Building dynamics models for wheeled robots traversing natural terrain require reasoning about changing traction, topography and possibly non-rigid obstacles.
We leverage self-supervised learning to learn a state representation which incorporates information from multiple sensors to better predict the future motion of the robot.
We test our method on synthetic data generated with an Unreal Engine simulator, as well as on the real-world Montmorency dataset.
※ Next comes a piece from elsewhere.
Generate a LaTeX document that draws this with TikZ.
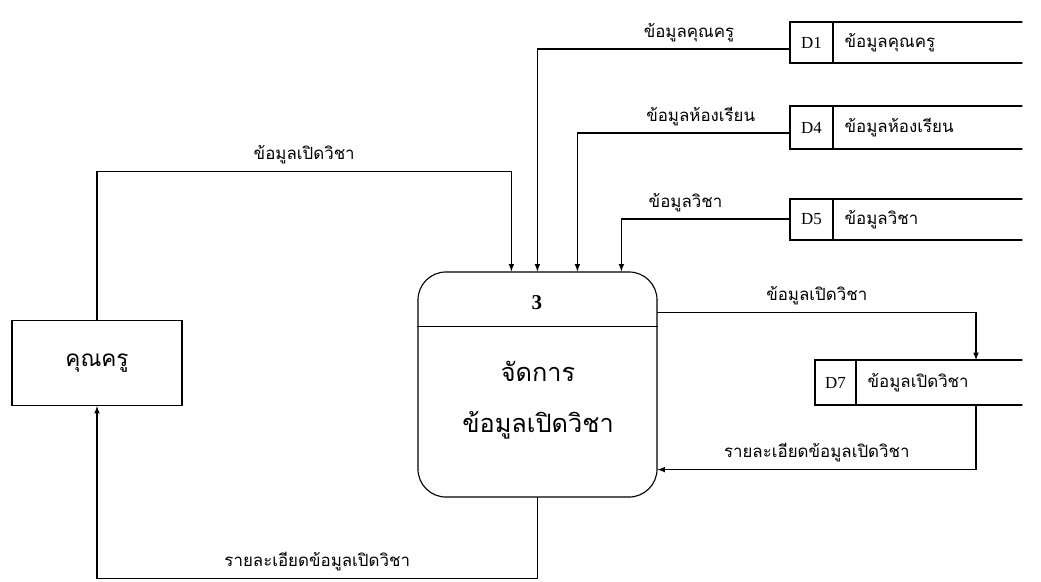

Our model is robust to missing modalities at test time, with minimal prediction accuracy loss.
Accepted to ICRA 2021!
The preprint is available here

Abstract

Dynamics modeling in outdoor and unstructured environments is difficult because different elements in the environment interact with the robot in ways that can be hard to predict. Leveraging multiple sensors to perceive maximal information about the robot’s environment is thus crucial when building a model to perform predictions about the robot’s dynamics with the goal of doing motion planning. We design a model capable of long-horizon motion predictions, leveraging vision, lidar and proprioception, which is robust to arbitrarily missing modalities at test time. We demonstrate in simulation that our model is able to leverage vision to predict traction changes. We then test our model using a real-world challenging dataset of a robot navigating through a forest, performing predictions in trajectories unseen during training. We try different modality combinations at test time and show that, while our model performs best when all modalities are present, it is still able to perform better than the baseline even when receiving only raw vision input and no proprioception, as well as when only receiving proprioception. Overall, our study demonstrates the importance of leveraging multiple sensors when doing dynamics modeling in outdoor conditions.